京都民医連第二中央病院広報誌 2007年9月発行 vol. 9

地域を支える洛北診療所

洛北診療所 所長 山西 卓

家庭医療の定義

1.心理的にも受診しやすい
2.どんな問題にも対応する
3.健康な時も継続してかかわる
4.スタッフが協力して行う
5.責任をもって行う
6.患者中心の医療
7.家族を含めたケア
8.地域全体をみていく医療
9.健康問題への社会的対応
10.共感できる人間関係

 洛北診療所は叡山電鉄岩倉駅から北へ歩いて10分くらいにある診療所です。外来はもとより、生後3ヶ月から始まる予防接種から、外来受診も困難となった方への往診や訪問看護まで、実際に0歳から100歳までの方を診ています。

 中川裕美子医師の後を引き継ぎ、私は昨年10月よりこの診療所の3代目所長となりました。専門は、難しくいうと、家庭医療学と糖尿病です。そして、簡単にいうと、なんでもありのかかりつけ医です。

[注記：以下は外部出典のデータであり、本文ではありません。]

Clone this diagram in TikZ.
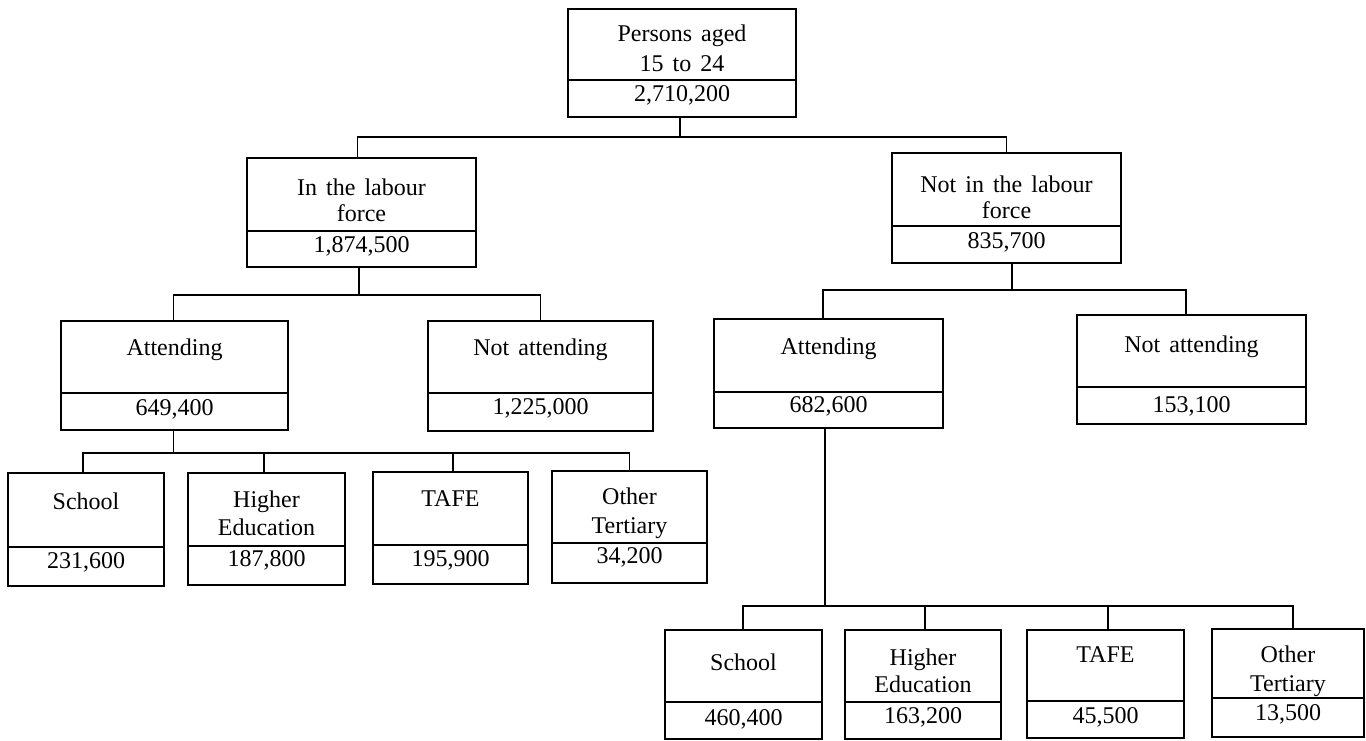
\documentclass[tikz,border=0pt]{standalone}
\usepackage{fontspec}
\setmainfont{Liberation Serif}[WordSpace=1.5]
\usetikzlibrary{calc}
\tikzset{
  boxst/.style={draw, line width=1.6pt, inner sep=0pt, outer sep=0pt, rectangle},
  divln/.style={line width=1.4pt},
  ln/.style={line width=1.4pt},
  txt/.style={inner sep=0pt, text height=16pt, text depth=0pt, font=\fontsize{24}{28}\selectfont}
}
% box: name, x1, y1, x2, y2, divider y
\newcommand\cbox[6]{%
  \node[boxst, minimum width={#4-#2}, minimum height={#5-#3}] (#1) at ({(#2+#4)/2},{(#3+#5)/2}) {};
  \draw[divln] (#2,#6) -- (#4,#6);
}
% text line: box name, suffix, y, text
\newcommand\tl[4]{%
  \path let \p1=(#1.north) in node[txt] (#1-#2) at (\x1,{-#3pt}) {#4};
}
\begin{document}
\begin{tikzpicture}[x=1pt,y=-1pt]
\useasboundingbox (0,0) rectangle (1366,740);
\fill[white] (0,0) rectangle (1366,740);

% boxes
\cbox{top}{568}{9}{796}{117}{80}
\cbox{InLab}{247}{158}{476}{267}{231}
\cbox{NotLab}{892}{153}{1121}{263}{226}
\cbox{AttL}{61}{321}{288}{430}{393}
\cbox{NotAttL}{428}{321}{653}{431}{393}
\cbox{AttR}{714}{319}{943}{428}{392}
\cbox{NotAttR}{1077}{315}{1306}{424}{387}
\cbox{SchL}{8}{473}{164}{586}{547}
\cbox{HiL}{188}{473}{345}{585}{546}
\cbox{TafL}{373}{472}{528}{584}{545}
\cbox{OthL}{552}{471}{707}{583}{543}
\cbox{SchR}{665}{630}{822}{739}{702}
\cbox{HiR}{845}{630}{1001}{739}{702}
\cbox{TafR}{1027}{630}{1184}{738}{701}
\cbox{OthR}{1212}{629}{1364}{737}{698}

% texts
\tl{top}{a}{33}{Persons aged}
\tl{top}{b}{63}{15 to 24}
\tl{top}{n}{93}{2,710,200}
\tl{InLab}{a}{187}{In the labour}
\tl{InLab}{b}{213}{force}
\tl{InLab}{n}{244}{1,874,500}
\tl{NotLab}{a}{184}{Not in the labour}
\tl{NotLab}{b}{210}{force}
\tl{NotLab}{n}{240}{835,700}
\tl{AttL}{a}{347}{Attending}
\tl{AttL}{n}{407}{649,400}
\tl{NotAttL}{a}{347}{Not attending}
\tl{NotAttL}{n}{406}{1,225,000}
\tl{AttR}{a}{346}{Attending}
\tl{AttR}{n}{404}{682,600}
\tl{NotAttR}{a}{344}{Not attending}
\tl{NotAttR}{n}{404}{153,100}
\tl{SchL}{a}{501}{School}
\tl{SchL}{n}{560}{231,600}
\tl{HiL}{a}{499}{Higher}
\tl{HiL}{b}{527}{Education}
\tl{HiL}{n}{558}{187,800}
\tl{TafL}{a}{498}{TAFE}
\tl{TafL}{n}{558}{195,900}
\tl{OthL}{a}{496}{Other}
\tl{OthL}{b}{525}{Tertiary}
\tl{OthL}{n}{555}{34,200}
\tl{SchR}{a}{662}{School}
\tl{SchR}{n}{717}{460,400}
\tl{HiR}{a}{657}{Higher}
\tl{HiR}{b}{684}{Education}
\tl{HiR}{n}{715}{163,200}
\tl{TafR}{a}{654}{TAFE}
\tl{TafR}{n}{715}{45,500}
\tl{OthR}{a}{654}{Other}
\tl{OthR}{b}{683}{Tertiary}
\tl{OthR}{n}{712}{13,500}

% connectors
\coordinate (j0) at (680,137);
\draw[ln] (top.south -| j0) -- (j0);
\draw[ln] ([xshift=-4pt]InLab.north) |- (j0) -| (NotLab.north);

\coordinate (j1) at (359,295);
\draw[ln] (InLab.south -| j1) -- (j1);
\draw[ln] ([xshift=-1pt]AttL.north) |- (j1) -| (NotAttL.north);

\coordinate (j2) at (1012,290);
\draw[ln] (NotLab.south -| j2) -- (j2);
\draw[ln] ([xshift=-5.5pt]AttR.north) |- (j2) -| ([xshift=-5.5pt]NotAttR.north);

\coordinate (j3) at (173.5,453);
\draw[ln] (AttL.south -| j3) -- (j3);
\draw[ln] ([xshift=-3pt]SchL.north) |- (j3) -| (OthL.north);
\draw[ln] ([xshift=-2.5pt]HiL.north) -- ([xshift=-2.5pt]HiL.north |- j3);
\draw[ln] ([xshift=2.5pt]TafL.north) -- ([xshift=2.5pt]TafL.north |- j3);

\coordinate (j4) at (825,606);
\draw[ln] (AttR.south -| j4) -- (j4);
\draw[ln] ([xshift=-0.5pt]SchR.north) |- (j4) -| ([xshift=5pt]OthR.north);
\draw[ln] ([xshift=2pt]HiR.north) -- ([xshift=2pt]HiR.north |- j4);
\draw[ln] ([xshift=2.5pt]TafR.north) -- ([xshift=2.5pt]TafR.north |- j4);
\end{tikzpicture}
\end{document}
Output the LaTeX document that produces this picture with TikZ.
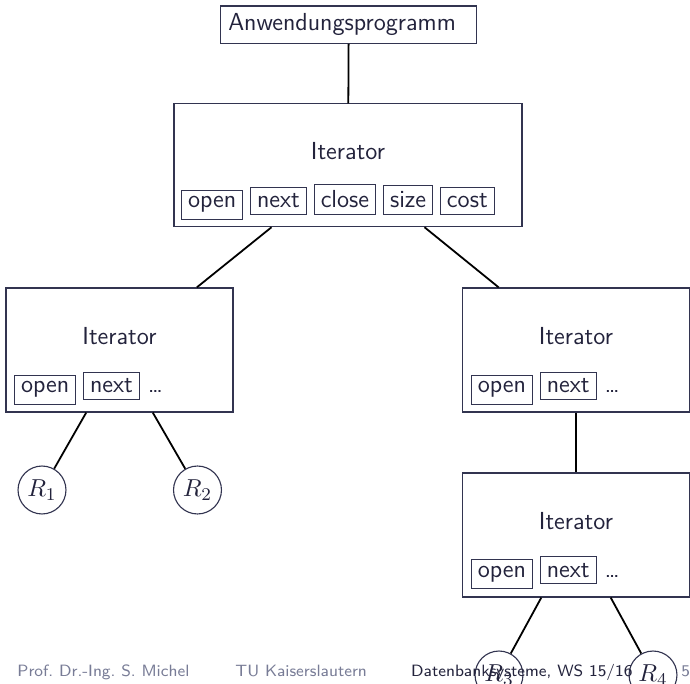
\documentclass[tikz,border=0pt]{standalone}
\usepackage{tikz}
\usetikzlibrary{positioning}
\definecolor{slidetext}{RGB}{35,35,60}
\definecolor{framecol}{RGB}{50,52,80}
\definecolor{footgray}{RGB}{120,124,150}

\begin{document}
\begin{tikzpicture}[x=0.4464pt, y=-0.4464pt, node distance=3pt,
  every node/.style={font=\sffamily\fontsize{11}{13}\selectfont, text=slidetext},
  iterbox/.style={draw=framecol, line width=0.5pt, minimum width=101.3pt, minimum height=55.4pt},
  opbox/.style={draw=framecol, line width=0.5pt, inner sep=2.9pt},
  rel/.style={draw=framecol, line width=0.5pt, circle, minimum size=21.4pt, inner sep=0pt},
  link/.style={line width=0.8pt},
  foot/.style={font=\sffamily\fontsize{7.3}{9}\selectfont, anchor=base west, inner sep=0pt, text=footgray}]
  \useasboundingbox (0,0) rectangle (690,684);

  % Anwendung oben
  \node[draw=framecol, line width=0.5pt, text width=107.5pt, inner sep=3.4pt, minimum height=16.7pt] (app) at (348.7,24.7) {Anwendungsprogramm};

  % Wurzel-Iterator
  \node[iterbox, minimum width=155.3pt, minimum height=54.8pt] (top) at (348,165.3) {};
  \node[anchor=base] (topname) at (348,160) {Iterator};
  \node[opbox, anchor=base west] (topopen) at (181,208) {open};
  \node[opbox, base right=of topopen] (topnext) {next};
  \node[opbox, base right=of topnext] (topclose) {close};
  \node[opbox, base right=of topclose] (topsize) {size};
  \node[opbox, base right=of topsize] (topcost) {cost};

  % linker Iterator
  \node[iterbox] (left) at (119.5,350) {};
  \node[anchor=base] (leftname) at (119.5,344.3) {Iterator};
  \node[opbox, anchor=base west] (leftopen) at (14,393) {open};
  \node[opbox, base right=of leftopen] (leftnext) {next};
  \node[base right=0pt of leftnext] (leftdots) {\dots};

  % rechter Iterator
  \node[iterbox] (right) at (576,350) {};
  \node[anchor=base] (rightname) at (576,344.3) {Iterator};
  \node[opbox, anchor=base west] (rightopen) at (470.7,393) {open};
  \node[opbox, base right=of rightopen] (rightnext) {next};
  \node[base right=0pt of rightnext] (rightdots) {\dots};

  % unterer Iterator
  \node[iterbox] (low) at (576,535) {};
  \node[anchor=base] (lowname) at (576,529.3) {Iterator};
  \node[opbox, anchor=base west] (lowopen) at (470.7,577) {open};
  \node[opbox, base right=of lowopen] (lownext) {next};
  \node[base right=0pt of lownext] (lowdots) {\dots};

  % Relationen
  \node[rel] (r1) at (42,490) {$R_1$};
  \node[rel] (r2) at (197.5,490) {$R_2$};
  \node[rel] (r3) at (499,675) {$R_3$};
  \node[rel] (r4) at (653,675) {$R_4$};

  \draw[link] (app) -- (top);
  \draw[link] (top.219) -- (left.39);
  \draw[link] (top.321) -- (right.141);
  \draw[link] (left.242) -- (r1);
  \draw[link] (left.298) -- (r2);
  \draw[link] (right) -- (low);
  \draw[link] (low.241) -- (r3);
  \draw[link] (low.299) -- (r4);

  % Fusszeile
  \node[foot] (author) at (17,676.7) {Prof.\ Dr.-Ing.\ S.\ Michel};
  \node[foot] (uni) at (235,676.7) {TU Kaiserslautern};
  \node[foot, text=slidetext] (course) at (410.7,676.7) {Datenbanksysteme, WS 15/16};
  \node[foot] (page) at (681,676.7) {5};
\end{tikzpicture}
\end{document}
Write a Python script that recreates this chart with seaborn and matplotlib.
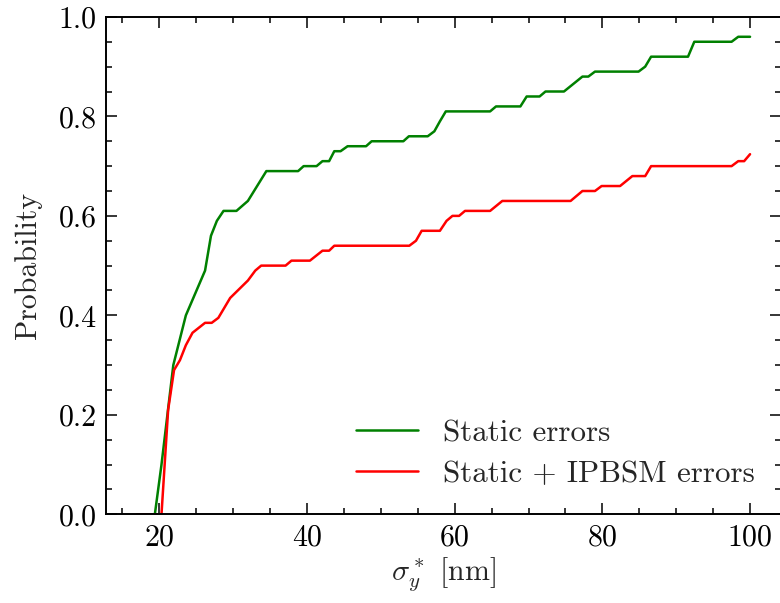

 家庭医療は下のように定義されることが多く、循環器科や消化器科、小児科のように、対象を年齢や身体の臓器で限定しておらず、その人まるごとを診ていきます。また、人の集合としての地域や家族をも診ていきます。

 この家庭医療の内容は日本では昔から当たり前に行われていたことでもあります。しかし、医療が複雑になるにつれて、その当たり前のことがされなくなってきています。また、学問として確立することでこれまで行われていたことの質を高いレベルで維持することができます。もちろん、現在の西洋医学に(時には東洋医学に)もとづいて医療を行い、必要に応じて専門家へ紹介します。なので、身体にかかわることで(場合によってはそれ以外でも)何か困ったこと、気になることなどあれば、どこに受診するのがよいか考えずに、とりあえず来てもらえれば、相談し、時には一緒に考えながら、適切に検査、治療、案内をさせていただきます。

 私の家には1歳半と3歳になる子供と学生をしている妻がいます。また、今はバラバラですが、親や、これまでに出会ってきた友達がいます。皆、それぞれの人生があり、日々頑張って生きています。診療所に来られる方にも人生があります。そんな一つ一つの小さいかも知れないけれど大切な人生を、少しでも不安が少なく、少しでも楽しく、笑顔で過ごすお手伝いができれば嬉しいなぁ、と思って、今日も外来や往診をしています。